++++ Dataset extract ++++

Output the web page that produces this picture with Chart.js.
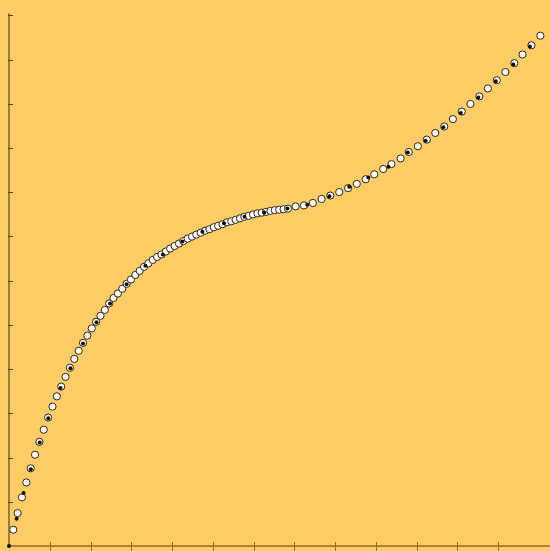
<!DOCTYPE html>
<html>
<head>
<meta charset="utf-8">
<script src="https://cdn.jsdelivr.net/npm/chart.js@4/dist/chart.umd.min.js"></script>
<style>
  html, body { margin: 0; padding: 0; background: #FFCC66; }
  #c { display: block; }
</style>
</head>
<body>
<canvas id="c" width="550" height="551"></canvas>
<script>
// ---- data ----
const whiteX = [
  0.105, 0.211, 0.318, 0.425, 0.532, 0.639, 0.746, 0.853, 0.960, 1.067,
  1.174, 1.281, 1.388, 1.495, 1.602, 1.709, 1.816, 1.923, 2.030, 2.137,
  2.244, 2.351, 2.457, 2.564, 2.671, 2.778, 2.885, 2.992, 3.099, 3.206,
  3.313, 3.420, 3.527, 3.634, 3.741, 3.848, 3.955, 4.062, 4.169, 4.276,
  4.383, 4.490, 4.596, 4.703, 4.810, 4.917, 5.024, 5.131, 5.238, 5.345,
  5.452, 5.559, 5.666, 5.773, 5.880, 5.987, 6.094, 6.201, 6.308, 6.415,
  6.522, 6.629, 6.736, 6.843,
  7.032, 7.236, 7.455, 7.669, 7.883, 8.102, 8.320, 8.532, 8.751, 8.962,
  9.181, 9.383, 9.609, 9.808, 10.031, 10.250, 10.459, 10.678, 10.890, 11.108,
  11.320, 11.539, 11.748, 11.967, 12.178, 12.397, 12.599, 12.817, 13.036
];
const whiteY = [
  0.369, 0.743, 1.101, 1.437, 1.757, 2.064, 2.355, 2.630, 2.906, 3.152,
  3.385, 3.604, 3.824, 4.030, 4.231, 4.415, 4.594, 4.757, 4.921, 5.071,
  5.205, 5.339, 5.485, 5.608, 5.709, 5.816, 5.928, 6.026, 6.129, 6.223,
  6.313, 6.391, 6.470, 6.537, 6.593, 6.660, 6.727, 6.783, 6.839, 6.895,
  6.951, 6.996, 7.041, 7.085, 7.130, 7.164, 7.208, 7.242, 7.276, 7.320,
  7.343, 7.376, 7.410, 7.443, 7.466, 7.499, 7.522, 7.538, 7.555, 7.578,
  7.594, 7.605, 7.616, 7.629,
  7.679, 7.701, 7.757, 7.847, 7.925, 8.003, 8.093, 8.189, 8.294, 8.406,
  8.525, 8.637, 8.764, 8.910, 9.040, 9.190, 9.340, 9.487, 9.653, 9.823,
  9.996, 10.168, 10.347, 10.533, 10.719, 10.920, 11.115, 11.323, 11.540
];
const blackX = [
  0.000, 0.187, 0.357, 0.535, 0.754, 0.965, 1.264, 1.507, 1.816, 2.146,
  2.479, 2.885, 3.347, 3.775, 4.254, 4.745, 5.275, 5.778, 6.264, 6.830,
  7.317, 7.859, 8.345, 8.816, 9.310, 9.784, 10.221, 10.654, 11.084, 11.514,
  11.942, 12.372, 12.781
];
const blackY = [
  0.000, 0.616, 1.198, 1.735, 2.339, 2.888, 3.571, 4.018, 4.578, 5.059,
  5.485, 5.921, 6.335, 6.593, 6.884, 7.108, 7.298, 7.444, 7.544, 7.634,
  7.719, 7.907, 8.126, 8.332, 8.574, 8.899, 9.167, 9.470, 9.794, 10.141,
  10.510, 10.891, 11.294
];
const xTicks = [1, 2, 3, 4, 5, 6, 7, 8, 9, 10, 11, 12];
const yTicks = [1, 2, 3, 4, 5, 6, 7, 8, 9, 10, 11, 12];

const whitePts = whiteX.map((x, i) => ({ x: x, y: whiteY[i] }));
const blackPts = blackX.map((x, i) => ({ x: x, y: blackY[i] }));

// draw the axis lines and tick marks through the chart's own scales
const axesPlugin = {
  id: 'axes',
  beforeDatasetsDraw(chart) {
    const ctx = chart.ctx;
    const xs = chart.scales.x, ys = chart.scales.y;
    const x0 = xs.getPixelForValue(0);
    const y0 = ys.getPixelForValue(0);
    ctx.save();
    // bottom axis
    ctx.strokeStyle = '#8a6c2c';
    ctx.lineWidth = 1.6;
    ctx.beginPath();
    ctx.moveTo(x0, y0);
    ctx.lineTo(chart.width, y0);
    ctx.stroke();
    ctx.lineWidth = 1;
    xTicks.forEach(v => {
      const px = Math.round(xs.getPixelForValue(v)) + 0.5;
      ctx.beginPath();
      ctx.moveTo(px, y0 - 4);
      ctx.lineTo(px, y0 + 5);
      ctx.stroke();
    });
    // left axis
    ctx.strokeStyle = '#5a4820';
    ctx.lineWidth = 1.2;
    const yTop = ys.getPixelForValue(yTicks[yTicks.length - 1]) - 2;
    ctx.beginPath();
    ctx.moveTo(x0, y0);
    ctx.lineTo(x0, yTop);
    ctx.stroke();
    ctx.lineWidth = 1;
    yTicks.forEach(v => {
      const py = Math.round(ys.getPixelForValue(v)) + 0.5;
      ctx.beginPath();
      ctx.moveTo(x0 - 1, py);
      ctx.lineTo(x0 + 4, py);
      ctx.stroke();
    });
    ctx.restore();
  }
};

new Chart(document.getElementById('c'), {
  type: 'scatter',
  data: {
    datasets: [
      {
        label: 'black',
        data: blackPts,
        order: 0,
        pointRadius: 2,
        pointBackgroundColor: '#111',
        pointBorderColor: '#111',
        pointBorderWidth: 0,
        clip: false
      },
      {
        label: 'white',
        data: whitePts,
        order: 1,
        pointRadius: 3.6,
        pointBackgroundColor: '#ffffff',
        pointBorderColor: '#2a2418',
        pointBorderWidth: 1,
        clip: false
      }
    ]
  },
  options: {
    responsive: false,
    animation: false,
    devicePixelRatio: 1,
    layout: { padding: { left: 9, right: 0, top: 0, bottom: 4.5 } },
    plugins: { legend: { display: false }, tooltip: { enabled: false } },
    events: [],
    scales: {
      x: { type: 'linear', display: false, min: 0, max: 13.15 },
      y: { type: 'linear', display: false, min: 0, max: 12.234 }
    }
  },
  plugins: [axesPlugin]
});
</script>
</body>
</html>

++++

◆ Stated exercise:
Write out the full listing verbatim, excluding its pictures.

◆ Response to the exercise:
Output the web page that produces this picture with Chart.js.
<!DOCTYPE html>
<html>
<head>
<meta charset="utf-8">
<script src="https://cdn.jsdelivr.net/npm/chart.js@4/dist/chart.umd.min.js"></script>
<style>
  html, body { margin: 0; padding: 0; background: #FFCC66; }
  #c { display: block; }
</style>
</head>
<body>
<canvas id="c" width="550" height="551"></canvas>
<script>
// ---- data ----
const whiteX = [
  0.105, 0.211, 0.318, 0.425, 0.532, 0.639, 0.746, 0.853, 0.960, 1.067,
  1.174, 1.281, 1.388, 1.495, 1.602, 1.709, 1.816, 1.923, 2.030, 2.137,
  2.244, 2.351, 2.457, 2.564, 2.671, 2.778, 2.885, 2.992, 3.099, 3.206,
  3.313, 3.420, 3.527, 3.634, 3.741, 3.848, 3.955, 4.062, 4.169, 4.276,
  4.383, 4.490, 4.596, 4.703, 4.810, 4.917, 5.024, 5.131, 5.238, 5.345,
  5.452, 5.559, 5.666, 5.773, 5.880, 5.987, 6.094, 6.201, 6.308, 6.415,
  6.522, 6.629, 6.736, 6.843,
  7.032, 7.236, 7.455, 7.669, 7.883, 8.102, 8.320, 8.532, 8.751, 8.962,
  9.181, 9.383, 9.609, 9.808, 10.031, 10.250, 10.459, 10.678, 10.890, 11.108,
  11.320, 11.539, 11.748, 11.967, 12.178, 12.397, 12.599, 12.817, 13.036
];
const whiteY = [
  0.369, 0.743, 1.101, 1.437, 1.757, 2.064, 2.355, 2.630, 2.906, 3.152,
  3.385, 3.604, 3.824, 4.030, 4.231, 4.415, 4.594, 4.757, 4.921, 5.071,
  5.205, 5.339, 5.485, 5.608, 5.709, 5.816, 5.928, 6.026, 6.129, 6.223,
  6.313, 6.391, 6.470, 6.537, 6.593, 6.660, 6.727, 6.783, 6.839, 6.895,
  6.951, 6.996, 7.041, 7.085, 7.130, 7.164, 7.208, 7.242, 7.276, 7.320,
  7.343, 7.376, 7.410, 7.443, 7.466, 7.499, 7.522, 7.538, 7.555, 7.578,
  7.594, 7.605, 7.616, 7.629,
  7.679, 7.701, 7.757, 7.847, 7.925, 8.003, 8.093, 8.189, 8.294, 8.406,
  8.525, 8.637, 8.764, 8.910, 9.040, 9.190, 9.340, 9.487, 9.653, 9.823,
  9.996, 10.168, 10.347, 10.533, 10.719, 10.920, 11.115, 11.323, 11.540
];
const blackX = [
  0.000, 0.187, 0.357, 0.535, 0.754, 0.965, 1.264, 1.507, 1.816, 2.146,
  2.479, 2.885, 3.347, 3.775, 4.254, 4.745, 5.275, 5.778, 6.264, 6.830,
  7.317, 7.859, 8.345, 8.816, 9.310, 9.784, 10.221, 10.654, 11.084, 11.514,
  11.942, 12.372, 12.781
];
const blackY = [
  0.000, 0.616, 1.198, 1.735, 2.339, 2.888, 3.571, 4.018, 4.578, 5.059,
  5.485, 5.921, 6.335, 6.593, 6.884, 7.108, 7.298, 7.444, 7.544, 7.634,
  7.719, 7.907, 8.126, 8.332, 8.574, 8.899, 9.167, 9.470, 9.794, 10.141,
  10.510, 10.891, 11.294
];
const xTicks = [1, 2, 3, 4, 5, 6, 7, 8, 9, 10, 11, 12];
const yTicks = [1, 2, 3, 4, 5, 6, 7, 8, 9, 10, 11, 12];

const whitePts = whiteX.map((x, i) => ({ x: x, y: whiteY[i] }));
const blackPts = blackX.map((x, i) => ({ x: x, y: blackY[i] }));

// draw the axis lines and tick marks through the chart's own scales
const axesPlugin = {
  id: 'axes',
  beforeDatasetsDraw(chart) {
    const ctx = chart.ctx;
    const xs = chart.scales.x, ys = chart.scales.y;
    const x0 = xs.getPixelForValue(0);
    const y0 = ys.getPixelForValue(0);
    ctx.save();
    // bottom axis
    ctx.strokeStyle = '#8a6c2c';
    ctx.lineWidth = 1.6;
    ctx.beginPath();
    ctx.moveTo(x0, y0);
    ctx.lineTo(chart.width, y0);
    ctx.stroke();
    ctx.lineWidth = 1;
    xTicks.forEach(v => {
      const px = Math.round(xs.getPixelForValue(v)) + 0.5;
      ctx.beginPath();
      ctx.moveTo(px, y0 - 4);
      ctx.lineTo(px, y0 + 5);
      ctx.stroke();
    });
    // left axis
    ctx.strokeStyle = '#5a4820';
    ctx.lineWidth = 1.2;
    const yTop = ys.getPixelForValue(yTicks[yTicks.length - 1]) - 2;
    ctx.beginPath();
    ctx.moveTo(x0, y0);
    ctx.lineTo(x0, yTop);
    ctx.stroke();
    ctx.lineWidth = 1;
    yTicks.forEach(v => {
      const py = Math.round(ys.getPixelForValue(v)) + 0.5;
      ctx.beginPath();
      ctx.moveTo(x0 - 1, py);
      ctx.lineTo(x0 + 4, py);
      ctx.stroke();
    });
    ctx.restore();
  }
};

new Chart(document.getElementById('c'), {
  type: 'scatter',
  data: {
    datasets: [
      {
        label: 'black',
        data: blackPts,
        order: 0,
        pointRadius: 2,
        pointBackgroundColor: '#111',
        pointBorderColor: '#111',
        pointBorderWidth: 0,
        clip: false
      },
      {
        label: 'white',
        data: whitePts,
        order: 1,
        pointRadius: 3.6,
        pointBackgroundColor: '#ffffff',
        pointBorderColor: '#2a2418',
        pointBorderWidth: 1,
        clip: false
      }
    ]
  },
  options: {
    responsive: false,
    animation: false,
    devicePixelRatio: 1,
    layout: { padding: { left: 9, right: 0, top: 0, bottom: 4.5 } },
    plugins: { legend: { display: false }, tooltip: { enabled: false } },
    events: [],
    scales: {
      x: { type: 'linear', display: false, min: 0, max: 13.15 },
      y: { type: 'linear', display: false, min: 0, max: 12.234 }
    }
  },
  plugins: [axesPlugin]
});
</script>
</body>
</html>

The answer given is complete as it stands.